▸ **What the task asks**: Leave out every picture, then transcribe the rest of the listing exactly.

-- start of Records to process --

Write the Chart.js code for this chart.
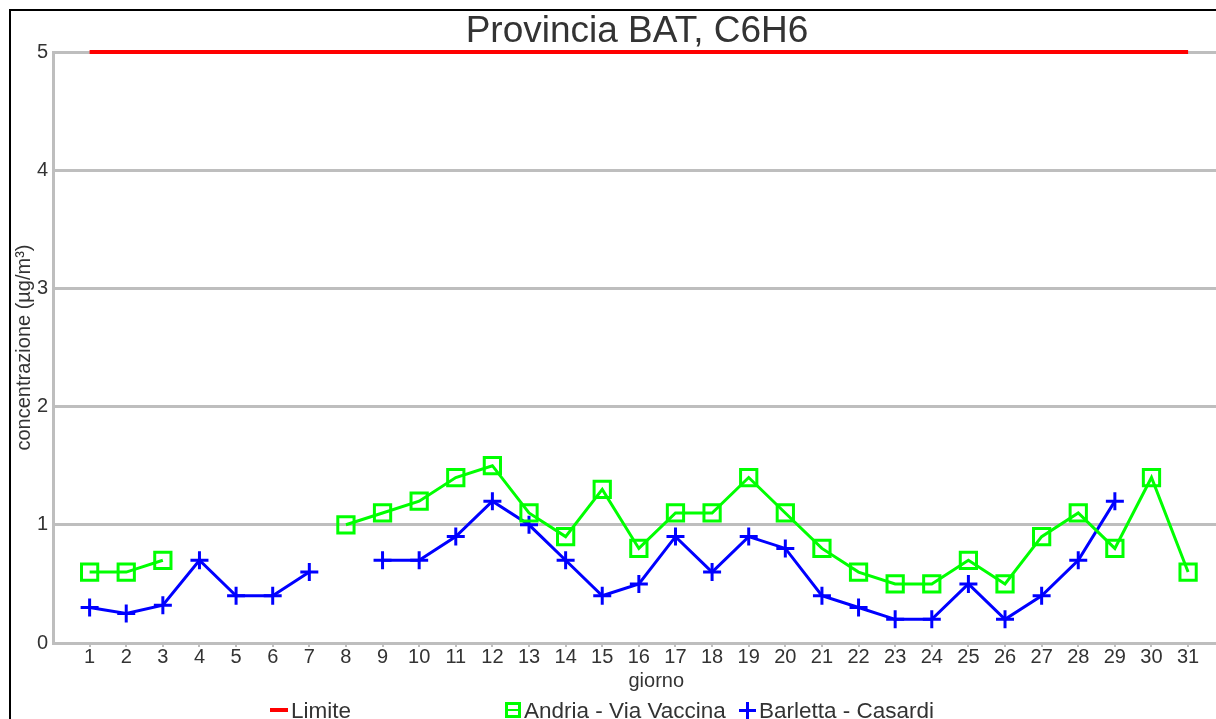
<!DOCTYPE html>
<html>
<head>
<meta charset="utf-8">
<script src="https://cdn.jsdelivr.net/npm/chart.js@4.4.0/dist/chart.umd.min.js"></script>
<style>
  html, body { margin: 0; padding: 0; background: #fff; overflow: hidden; }
  #wrap { position: relative; width: 1216px; height: 719px; overflow: hidden; }
  #chart { position: absolute; left: 0; top: 0; }
  #frame { position: absolute; left: 9px; top: 9px; width: 1300px; height: 800px; border-left: 2px solid #000; border-top: 2px solid #000; pointer-events: none; }
  #legend { position: absolute; top: 698px; left: 0; width: 1216px; height: 24px; font: 22.5px "Liberation Sans", Arial, sans-serif; color: #333; }
  .item { position: absolute; top: 0; white-space: nowrap; }
  .key { display: inline-block; position: relative; vertical-align: middle; margin-right: 3px; }
</style>
</head>
<body>
<div id="wrap">
  <canvas id="chart" width="1274" height="719"></canvas>
  <div id="frame"></div>
  <div id="legend">
    <div class="item" style="left:270px"><span class="key" style="width:18px;height:4px;background:#ff0000;top:-2px"></span>Limite</div>
    <div class="item" style="left:505px"><span class="key" style="width:10px;height:10px;border:3px solid #00ff00;top:-2px"><span style="position:absolute;left:0;top:4px;width:10px;height:2px;background:#00ff00"></span></span>Andria - Via Vaccina</div>
    <div class="item" style="left:739px"><span class="key" style="width:17px;height:17px;top:-2px"><span style="position:absolute;left:0;top:7px;width:17px;height:3px;background:#0000ff"></span><span style="position:absolute;left:7px;top:0;width:3px;height:17px;background:#0000ff"></span></span>Barletta - Casardi</div>
  </div>
</div>
<script>
// giorni del mese
const days = [1,2,3,4,5,6,7,8,9,10,11,12,13,14,15,16,17,18,19,20,21,22,23,24,25,26,27,28,29,30,31];
const limite = [5,5,5,5,5,5,5,5,5,5,5,5,5,5,5,5,5,5,5,5,5,5,5,5,5,5,5,5,5,5,5];
const andria = [0.6,0.6,0.7,null,null,null,null,1.0,1.1,1.2,1.4,1.5,1.1,0.9,1.3,0.8,1.1,1.1,1.4,1.1,0.8,0.6,0.5,0.5,0.7,0.5,0.9,1.1,0.8,1.4,0.6];
const barletta = [0.3,0.25,0.32,0.7,0.4,0.4,0.6,null,0.7,0.7,0.9,1.2,1.0,0.7,0.4,0.5,0.9,0.6,0.9,0.8,0.4,0.3,0.2,0.2,0.5,0.2,0.4,0.7,1.2,null,null];
const yTicks = [0,1,2,3,4,5];

function toPoints(arr) {
  return days.map((d, i) => ({ x: d, y: arr[i] }));
}

const FONT = '"Liberation Sans", Arial, sans-serif';
const TEXT = '#333333';
const GRID = '#bebebe';

const ctx = document.getElementById('chart').getContext('2d');
const chart = new Chart(ctx, {
  type: 'line',
  data: {
    datasets: [
      {
        label: 'Limite',
        data: toPoints(limite),
        borderColor: '#ff0000',
        borderWidth: 4,
        pointRadius: 0,
        clip: false,
        tension: 0
      },
      {
        label: 'Andria - Via Vaccina',
        data: toPoints(andria),
        borderColor: '#00ff00',
        borderWidth: 3,
        pointStyle: 'rect',
        pointRadius: 11.5,
        pointBorderWidth: 3,
        pointBackgroundColor: 'rgba(0,0,0,0)',
        pointBorderColor: '#00ff00',
        spanGaps: false,
        tension: 0
      },
      {
        label: 'Barletta - Casardi',
        data: toPoints(barletta),
        borderColor: '#0000ff',
        borderWidth: 3,
        pointStyle: 'cross',
        pointRadius: 9,
        pointBorderWidth: 3,
        pointBorderColor: '#0000ff',
        spanGaps: false,
        tension: 0
      }
    ]
  },
  options: {
    responsive: false,
    animation: false,
    layout: { padding: { left: 0, right: 0, top: 13, bottom: 26 } },
    plugins: {
      legend: { display: false },
      tooltip: { enabled: false },
      title: {
        display: true,
        text: 'Provincia BAT, C6H6',
        color: TEXT,
        font: { family: FONT, size: 37, weight: 'normal', lineHeight: 1 },
        padding: { top: 0, bottom: 2 }
      }
    },
    scales: {
      x: {
        type: 'linear',
        min: 0,
        max: 32.95,
        afterBuildTicks: axis => { axis.ticks = days.map(d => ({ value: d })); },
        ticks: { color: TEXT, font: { family: FONT, size: 20 }, padding: -2, autoSkip: false, maxRotation: 0 },
        grid: { display: true, drawOnChartArea: false, drawTicks: true, tickLength: 4, color: GRID, lineWidth: 2 },
        border: { display: true, color: GRID, width: 3 },
        title: { display: true, text: 'giorno', color: TEXT, font: { family: FONT, size: 20 }, padding: { top: 2, bottom: 0 } }
      },
      y: {
        min: 0,
        max: 5,
        afterBuildTicks: axis => { axis.ticks = yTicks.map(v => ({ value: v })); },
        afterFit: axis => { axis.width = 53; },
        ticks: { color: TEXT, font: { family: FONT, size: 20 }, padding: 5 },
        grid: { color: GRID, lineWidth: 3, drawTicks: false },
        border: { display: true, color: GRID, width: 3 },
        title: { display: true, text: 'concentrazione (µg/m³)', color: TEXT, font: { family: FONT, size: 20, lineHeight: 1 }, padding: { top: 14, bottom: 0 } }
      }
    }
  }
});
</script>
</body>
</html>
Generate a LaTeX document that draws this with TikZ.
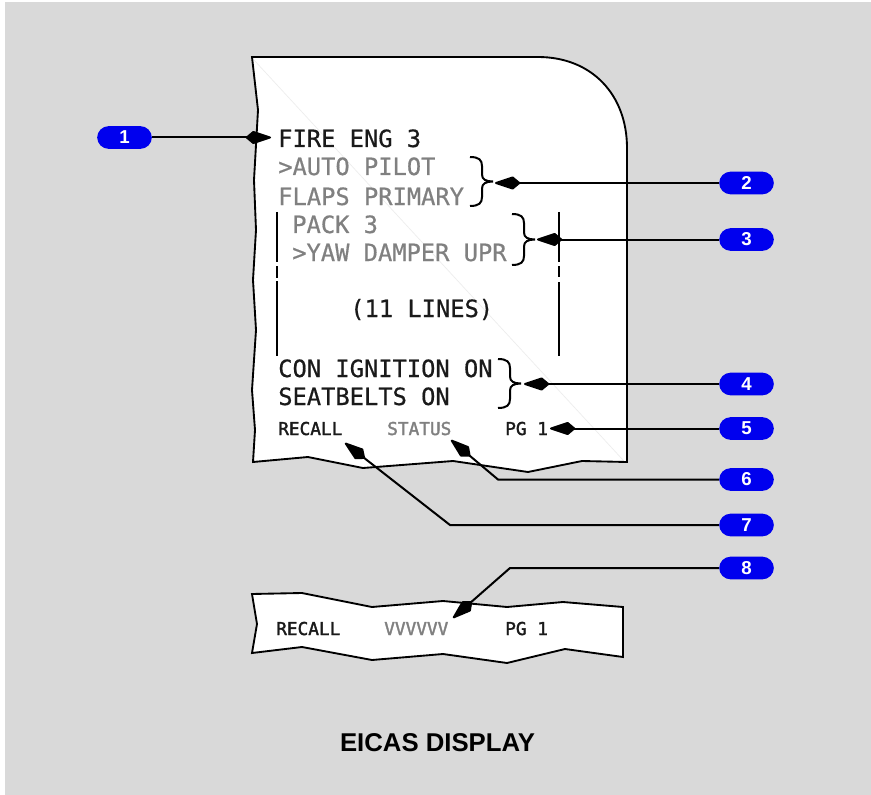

-- end of Records to process --

▸ **Solution to the problem**:
Write the Chart.js code for this chart.
<!DOCTYPE html>
<html>
<head>
<meta charset="utf-8">
<script src="https://cdn.jsdelivr.net/npm/chart.js@4.4.0/dist/chart.umd.min.js"></script>
<style>
  html, body { margin: 0; padding: 0; background: #fff; overflow: hidden; }
  #wrap { position: relative; width: 1216px; height: 719px; overflow: hidden; }
  #chart { position: absolute; left: 0; top: 0; }
  #frame { position: absolute; left: 9px; top: 9px; width: 1300px; height: 800px; border-left: 2px solid #000; border-top: 2px solid #000; pointer-events: none; }
  #legend { position: absolute; top: 698px; left: 0; width: 1216px; height: 24px; font: 22.5px "Liberation Sans", Arial, sans-serif; color: #333; }
  .item { position: absolute; top: 0; white-space: nowrap; }
  .key { display: inline-block; position: relative; vertical-align: middle; margin-right: 3px; }
</style>
</head>
<body>
<div id="wrap">
  <canvas id="chart" width="1274" height="719"></canvas>
  <div id="frame"></div>
  <div id="legend">
    <div class="item" style="left:270px"><span class="key" style="width:18px;height:4px;background:#ff0000;top:-2px"></span>Limite</div>
    <div class="item" style="left:505px"><span class="key" style="width:10px;height:10px;border:3px solid #00ff00;top:-2px"><span style="position:absolute;left:0;top:4px;width:10px;height:2px;background:#00ff00"></span></span>Andria - Via Vaccina</div>
    <div class="item" style="left:739px"><span class="key" style="width:17px;height:17px;top:-2px"><span style="position:absolute;left:0;top:7px;width:17px;height:3px;background:#0000ff"></span><span style="position:absolute;left:7px;top:0;width:3px;height:17px;background:#0000ff"></span></span>Barletta - Casardi</div>
  </div>
</div>
<script>
// giorni del mese
const days = [1,2,3,4,5,6,7,8,9,10,11,12,13,14,15,16,17,18,19,20,21,22,23,24,25,26,27,28,29,30,31];
const limite = [5,5,5,5,5,5,5,5,5,5,5,5,5,5,5,5,5,5,5,5,5,5,5,5,5,5,5,5,5,5,5];
const andria = [0.6,0.6,0.7,null,null,null,null,1.0,1.1,1.2,1.4,1.5,1.1,0.9,1.3,0.8,1.1,1.1,1.4,1.1,0.8,0.6,0.5,0.5,0.7,0.5,0.9,1.1,0.8,1.4,0.6];
const barletta = [0.3,0.25,0.32,0.7,0.4,0.4,0.6,null,0.7,0.7,0.9,1.2,1.0,0.7,0.4,0.5,0.9,0.6,0.9,0.8,0.4,0.3,0.2,0.2,0.5,0.2,0.4,0.7,1.2,null,null];
const yTicks = [0,1,2,3,4,5];

function toPoints(arr) {
  return days.map((d, i) => ({ x: d, y: arr[i] }));
}

const FONT = '"Liberation Sans", Arial, sans-serif';
const TEXT = '#333333';
const GRID = '#bebebe';

const ctx = document.getElementById('chart').getContext('2d');
const chart = new Chart(ctx, {
  type: 'line',
  data: {
    datasets: [
      {
        label: 'Limite',
        data: toPoints(limite),
        borderColor: '#ff0000',
        borderWidth: 4,
        pointRadius: 0,
        clip: false,
        tension: 0
      },
      {
        label: 'Andria - Via Vaccina',
        data: toPoints(andria),
        borderColor: '#00ff00',
        borderWidth: 3,
        pointStyle: 'rect',
        pointRadius: 11.5,
        pointBorderWidth: 3,
        pointBackgroundColor: 'rgba(0,0,0,0)',
        pointBorderColor: '#00ff00',
        spanGaps: false,
        tension: 0
      },
      {
        label: 'Barletta - Casardi',
        data: toPoints(barletta),
        borderColor: '#0000ff',
        borderWidth: 3,
        pointStyle: 'cross',
        pointRadius: 9,
        pointBorderWidth: 3,
        pointBorderColor: '#0000ff',
        spanGaps: false,
        tension: 0
      }
    ]
  },
  options: {
    responsive: false,
    animation: false,
    layout: { padding: { left: 0, right: 0, top: 13, bottom: 26 } },
    plugins: {
      legend: { display: false },
      tooltip: { enabled: false },
      title: {
        display: true,
        text: 'Provincia BAT, C6H6',
        color: TEXT,
        font: { family: FONT, size: 37, weight: 'normal', lineHeight: 1 },
        padding: { top: 0, bottom: 2 }
      }
    },
    scales: {
      x: {
        type: 'linear',
        min: 0,
        max: 32.95,
        afterBuildTicks: axis => { axis.ticks = days.map(d => ({ value: d })); },
        ticks: { color: TEXT, font: { family: FONT, size: 20 }, padding: -2, autoSkip: false, maxRotation: 0 },
        grid: { display: true, drawOnChartArea: false, drawTicks: true, tickLength: 4, color: GRID, lineWidth: 2 },
        border: { display: true, color: GRID, width: 3 },
        title: { display: true, text: 'giorno', color: TEXT, font: { family: FONT, size: 20 }, padding: { top: 2, bottom: 0 } }
      },
      y: {
        min: 0,
        max: 5,
        afterBuildTicks: axis => { axis.ticks = yTicks.map(v => ({ value: v })); },
        afterFit: axis => { axis.width = 53; },
        ticks: { color: TEXT, font: { family: FONT, size: 20 }, padding: 5 },
        grid: { color: GRID, lineWidth: 3, drawTicks: false },
        border: { display: true, color: GRID, width: 3 },
        title: { display: true, text: 'concentrazione (µg/m³)', color: TEXT, font: { family: FONT, size: 20, lineHeight: 1 }, padding: { top: 14, bottom: 0 } }
      }
    }
  }
});
</script>
</body>
</html>
Generate a LaTeX document that draws this with TikZ.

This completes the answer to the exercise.